Quote the listing below in its entirety, omitting every image.

<<<<

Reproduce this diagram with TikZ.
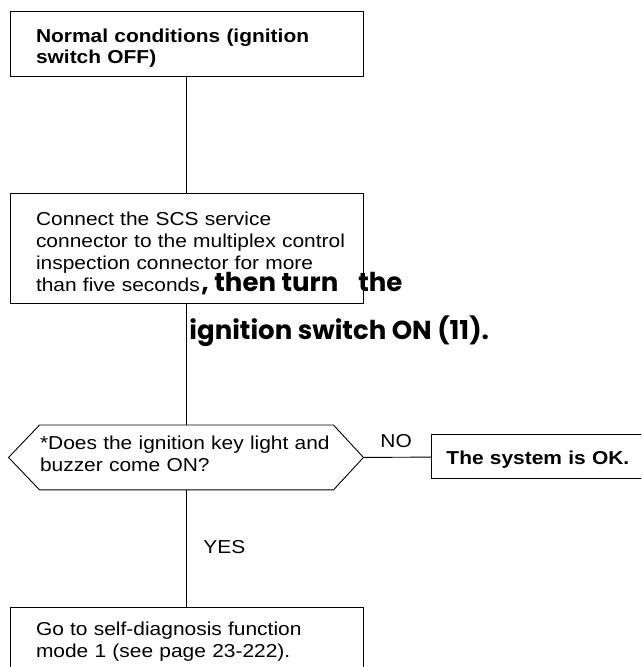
\documentclass[tikz,border=0pt]{standalone}
\usepackage{fontspec}
\setmainfont{Liberation Sans}[FakeStretch=1.12]
\newfontfamily\handfont{Poppins}
\tikzstyle{pbox} = [draw, rectangle, text width=301pt, inner xsep=26pt, inner ysep=0pt, minimum width=353pt,
    align=left, font=\fontsize{18.7}{22}\selectfont]
\tikzstyle{qtext} = [inner sep=0pt, align=left, font=\fontsize{18.7}{22}\selectfont]
\tikzstyle{hand} = [inner sep=0pt, anchor=base west, font=\handfont\bfseries\fontsize{26}{28}\selectfont]
\tikzstyle{lbl} = [inner sep=0pt, anchor=base west, font=\fontsize{18.7}{22}\selectfont]
\newcommand{\qoutline}[1]{
    \draw ([xshift=-31pt]#1.west) -- (#1.north west) -- (#1.north east) -- ([xshift=30pt]#1.east) -- (#1.south east) -- (#1.south west) -- cycle;
}

\begin{document}
\begin{tikzpicture}[x=1pt, y=-1pt, line width=0.9pt]
	\useasboundingbox (0,0) rectangle (641,667);
	\clip (0,0) rectangle (641,667);

	\node(start) at (186.5,11) [pbox, anchor=north, text height=31pt, text depth=34pt, font=\bfseries\fontsize{18.7}{21}\selectfont] {Normal conditions (ignition\\switch OFF)};

	\node(connect) at (186.5,193) [pbox, anchor=north, text height=32pt, text depth=78pt] {Connect the SCS service\\\mbox{connector to the multiplex control}\\inspection connector for more\\than five seconds};
	\node(hand1) at (201,291) [hand] {, then turn\hspace{20pt}the};
	\node(hand2) at (189,339) [hand] {ignition switch ON (11).};

	\node(query) at (186.5,425) [qtext, anchor=north, minimum width=293pt, text width=293pt, text height=24pt, text depth=40pt] {\mbox{*Does the ignition key light and}\\buzzer come ON?};
	\qoutline{query};

	\node(ok) at (431,434) [pbox, anchor=north west, minimum width=230pt, text width=200pt, inner xsep=15pt, text height=30pt, text depth=14pt, font=\bfseries\fontsize{18.7}{22}\selectfont] {The system is OK.};
	\node(no) at (380,447) [lbl] {NO};

	\node(goto) at (186.5,607) [pbox, anchor=north, text height=28pt, text depth=60pt] {Go to self-diagnosis function\\mode 1 (see page 23-222).};
	\node(yes) at (203,553) [lbl] {YES};

	\draw (start) -- (connect);
	\draw (connect) -- (query);
	\draw ([xshift=30pt]query.east) -- (ok);
	\draw (query) -- (goto);
\end{tikzpicture}
\end{document}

>>>>

■ Exercise response ■
Reproduce this diagram with TikZ.
\documentclass[tikz,border=0pt]{standalone}
\usepackage{fontspec}
\setmainfont{Liberation Sans}[FakeStretch=1.12]
\newfontfamily\handfont{Poppins}
\tikzstyle{pbox} = [draw, rectangle, text width=301pt, inner xsep=26pt, inner ysep=0pt, minimum width=353pt,
    align=left, font=\fontsize{18.7}{22}\selectfont]
\tikzstyle{qtext} = [inner sep=0pt, align=left, font=\fontsize{18.7}{22}\selectfont]
\tikzstyle{hand} = [inner sep=0pt, anchor=base west, font=\handfont\bfseries\fontsize{26}{28}\selectfont]
\tikzstyle{lbl} = [inner sep=0pt, anchor=base west, font=\fontsize{18.7}{22}\selectfont]
\newcommand{\qoutline}[1]{
    \draw ([xshift=-31pt]#1.west) -- (#1.north west) -- (#1.north east) -- ([xshift=30pt]#1.east) -- (#1.south east) -- (#1.south west) -- cycle;
}

\begin{document}
\begin{tikzpicture}[x=1pt, y=-1pt, line width=0.9pt]
	\useasboundingbox (0,0) rectangle (641,667);
	\clip (0,0) rectangle (641,667);

	\node(start) at (186.5,11) [pbox, anchor=north, text height=31pt, text depth=34pt, font=\bfseries\fontsize{18.7}{21}\selectfont] {Normal conditions (ignition\\switch OFF)};

	\node(connect) at (186.5,193) [pbox, anchor=north, text height=32pt, text depth=78pt] {Connect the SCS service\\\mbox{connector to the multiplex control}\\inspection connector for more\\than five seconds};
	\node(hand1) at (201,291) [hand] {, then turn\hspace{20pt}the};
	\node(hand2) at (189,339) [hand] {ignition switch ON (11).};

	\node(query) at (186.5,425) [qtext, anchor=north, minimum width=293pt, text width=293pt, text height=24pt, text depth=40pt] {\mbox{*Does the ignition key light and}\\buzzer come ON?};
	\qoutline{query};

	\node(ok) at (431,434) [pbox, anchor=north west, minimum width=230pt, text width=200pt, inner xsep=15pt, text height=30pt, text depth=14pt, font=\bfseries\fontsize{18.7}{22}\selectfont] {The system is OK.};
	\node(no) at (380,447) [lbl] {NO};

	\node(goto) at (186.5,607) [pbox, anchor=north, text height=28pt, text depth=60pt] {Go to self-diagnosis function\\mode 1 (see page 23-222).};
	\node(yes) at (203,553) [lbl] {YES};

	\draw (start) -- (connect);
	\draw (connect) -- (query);
	\draw ([xshift=30pt]query.east) -- (ok);
	\draw (query) -- (goto);
\end{tikzpicture}
\end{document}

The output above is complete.